**Problem to work on**
Set down the full listing exactly as given. Any pictures are to be left out.

>> Begin Stored data

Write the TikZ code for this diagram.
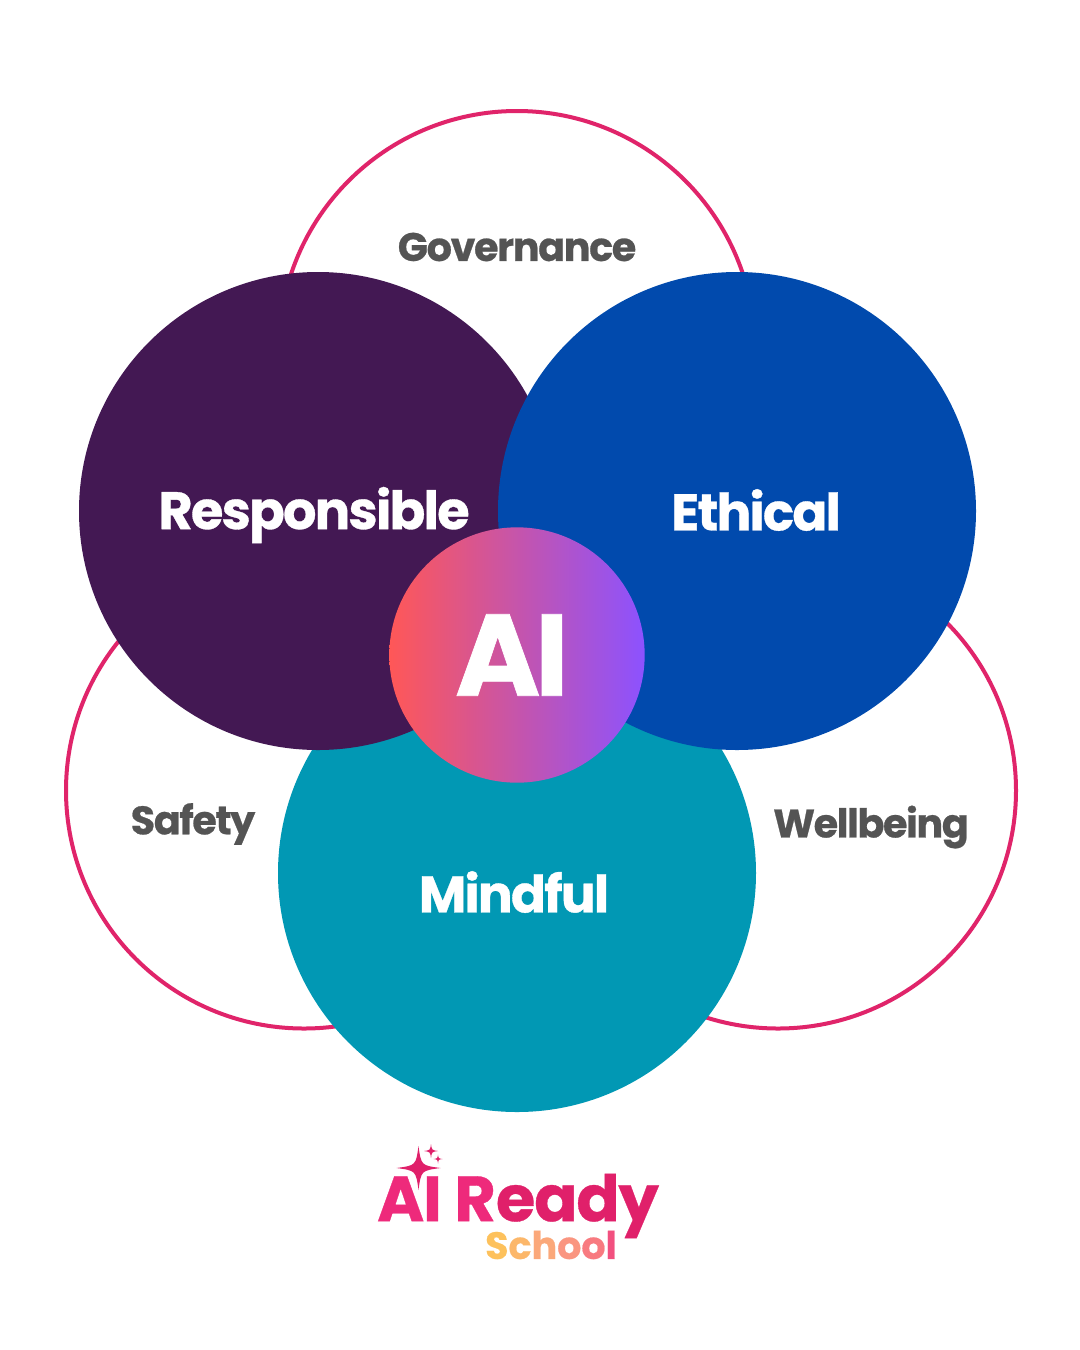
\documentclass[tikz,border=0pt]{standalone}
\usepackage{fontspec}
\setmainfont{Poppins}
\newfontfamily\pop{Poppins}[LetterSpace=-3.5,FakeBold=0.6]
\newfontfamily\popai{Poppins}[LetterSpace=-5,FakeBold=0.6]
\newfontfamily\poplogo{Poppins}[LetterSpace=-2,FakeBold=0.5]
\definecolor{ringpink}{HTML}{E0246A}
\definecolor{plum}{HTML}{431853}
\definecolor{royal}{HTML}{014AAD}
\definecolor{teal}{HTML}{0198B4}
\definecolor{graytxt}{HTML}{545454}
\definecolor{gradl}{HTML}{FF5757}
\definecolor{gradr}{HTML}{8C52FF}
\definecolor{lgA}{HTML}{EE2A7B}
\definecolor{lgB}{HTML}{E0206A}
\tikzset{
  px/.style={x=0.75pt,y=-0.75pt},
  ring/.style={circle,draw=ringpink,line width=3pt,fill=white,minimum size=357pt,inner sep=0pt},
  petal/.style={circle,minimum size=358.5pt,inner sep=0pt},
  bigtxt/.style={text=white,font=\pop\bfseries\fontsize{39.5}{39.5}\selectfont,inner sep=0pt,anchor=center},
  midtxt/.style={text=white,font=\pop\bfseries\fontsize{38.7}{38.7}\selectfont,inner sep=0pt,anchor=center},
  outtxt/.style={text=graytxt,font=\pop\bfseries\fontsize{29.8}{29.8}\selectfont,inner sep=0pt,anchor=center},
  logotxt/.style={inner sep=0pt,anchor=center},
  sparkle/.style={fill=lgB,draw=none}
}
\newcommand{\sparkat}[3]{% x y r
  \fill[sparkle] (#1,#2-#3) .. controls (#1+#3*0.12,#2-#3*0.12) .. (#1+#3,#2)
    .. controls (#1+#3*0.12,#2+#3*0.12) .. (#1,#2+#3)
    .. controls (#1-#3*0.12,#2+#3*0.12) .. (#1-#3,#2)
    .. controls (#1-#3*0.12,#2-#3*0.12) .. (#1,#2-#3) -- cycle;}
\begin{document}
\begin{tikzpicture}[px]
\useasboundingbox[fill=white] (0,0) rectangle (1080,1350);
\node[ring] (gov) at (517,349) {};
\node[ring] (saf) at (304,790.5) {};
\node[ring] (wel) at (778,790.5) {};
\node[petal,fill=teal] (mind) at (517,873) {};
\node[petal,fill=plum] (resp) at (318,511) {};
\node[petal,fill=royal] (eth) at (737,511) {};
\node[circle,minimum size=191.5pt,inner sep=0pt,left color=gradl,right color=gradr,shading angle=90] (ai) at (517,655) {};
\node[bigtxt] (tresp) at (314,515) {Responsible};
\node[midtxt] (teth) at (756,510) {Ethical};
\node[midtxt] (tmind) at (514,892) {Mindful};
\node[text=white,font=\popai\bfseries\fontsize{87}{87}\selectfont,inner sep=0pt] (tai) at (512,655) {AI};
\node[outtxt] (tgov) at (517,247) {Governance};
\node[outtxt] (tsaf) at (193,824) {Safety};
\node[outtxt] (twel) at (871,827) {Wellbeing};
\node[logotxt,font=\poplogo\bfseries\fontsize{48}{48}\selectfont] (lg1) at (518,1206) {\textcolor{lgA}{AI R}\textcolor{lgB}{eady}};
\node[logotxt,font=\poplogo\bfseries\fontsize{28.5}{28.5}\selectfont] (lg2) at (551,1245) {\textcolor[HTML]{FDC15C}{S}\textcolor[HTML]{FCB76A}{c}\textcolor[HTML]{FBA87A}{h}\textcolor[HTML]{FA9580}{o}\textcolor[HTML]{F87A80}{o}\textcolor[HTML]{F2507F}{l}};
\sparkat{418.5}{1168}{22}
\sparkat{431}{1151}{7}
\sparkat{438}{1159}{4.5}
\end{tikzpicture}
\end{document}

>> End Stored data

**Exercise answer**
Write the TikZ code for this diagram.
\documentclass[tikz,border=0pt]{standalone}
\usepackage{fontspec}
\setmainfont{Poppins}
\newfontfamily\pop{Poppins}[LetterSpace=-3.5,FakeBold=0.6]
\newfontfamily\popai{Poppins}[LetterSpace=-5,FakeBold=0.6]
\newfontfamily\poplogo{Poppins}[LetterSpace=-2,FakeBold=0.5]
\definecolor{ringpink}{HTML}{E0246A}
\definecolor{plum}{HTML}{431853}
\definecolor{royal}{HTML}{014AAD}
\definecolor{teal}{HTML}{0198B4}
\definecolor{graytxt}{HTML}{545454}
\definecolor{gradl}{HTML}{FF5757}
\definecolor{gradr}{HTML}{8C52FF}
\definecolor{lgA}{HTML}{EE2A7B}
\definecolor{lgB}{HTML}{E0206A}
\tikzset{
  px/.style={x=0.75pt,y=-0.75pt},
  ring/.style={circle,draw=ringpink,line width=3pt,fill=white,minimum size=357pt,inner sep=0pt},
  petal/.style={circle,minimum size=358.5pt,inner sep=0pt},
  bigtxt/.style={text=white,font=\pop\bfseries\fontsize{39.5}{39.5}\selectfont,inner sep=0pt,anchor=center},
  midtxt/.style={text=white,font=\pop\bfseries\fontsize{38.7}{38.7}\selectfont,inner sep=0pt,anchor=center},
  outtxt/.style={text=graytxt,font=\pop\bfseries\fontsize{29.8}{29.8}\selectfont,inner sep=0pt,anchor=center},
  logotxt/.style={inner sep=0pt,anchor=center},
  sparkle/.style={fill=lgB,draw=none}
}
\newcommand{\sparkat}[3]{% x y r
  \fill[sparkle] (#1,#2-#3) .. controls (#1+#3*0.12,#2-#3*0.12) .. (#1+#3,#2)
    .. controls (#1+#3*0.12,#2+#3*0.12) .. (#1,#2+#3)
    .. controls (#1-#3*0.12,#2+#3*0.12) .. (#1-#3,#2)
    .. controls (#1-#3*0.12,#2-#3*0.12) .. (#1,#2-#3) -- cycle;}
\begin{document}
\begin{tikzpicture}[px]
\useasboundingbox[fill=white] (0,0) rectangle (1080,1350);
\node[ring] (gov) at (517,349) {};
\node[ring] (saf) at (304,790.5) {};
\node[ring] (wel) at (778,790.5) {};
\node[petal,fill=teal] (mind) at (517,873) {};
\node[petal,fill=plum] (resp) at (318,511) {};
\node[petal,fill=royal] (eth) at (737,511) {};
\node[circle,minimum size=191.5pt,inner sep=0pt,left color=gradl,right color=gradr,shading angle=90] (ai) at (517,655) {};
\node[bigtxt] (tresp) at (314,515) {Responsible};
\node[midtxt] (teth) at (756,510) {Ethical};
\node[midtxt] (tmind) at (514,892) {Mindful};
\node[text=white,font=\popai\bfseries\fontsize{87}{87}\selectfont,inner sep=0pt] (tai) at (512,655) {AI};
\node[outtxt] (tgov) at (517,247) {Governance};
\node[outtxt] (tsaf) at (193,824) {Safety};
\node[outtxt] (twel) at (871,827) {Wellbeing};
\node[logotxt,font=\poplogo\bfseries\fontsize{48}{48}\selectfont] (lg1) at (518,1206) {\textcolor{lgA}{AI R}\textcolor{lgB}{eady}};
\node[logotxt,font=\poplogo\bfseries\fontsize{28.5}{28.5}\selectfont] (lg2) at (551,1245) {\textcolor[HTML]{FDC15C}{S}\textcolor[HTML]{FCB76A}{c}\textcolor[HTML]{FBA87A}{h}\textcolor[HTML]{FA9580}{o}\textcolor[HTML]{F87A80}{o}\textcolor[HTML]{F2507F}{l}};
\sparkat{418.5}{1168}{22}
\sparkat{431}{1151}{7}
\sparkat{438}{1159}{4.5}
\end{tikzpicture}
\end{document}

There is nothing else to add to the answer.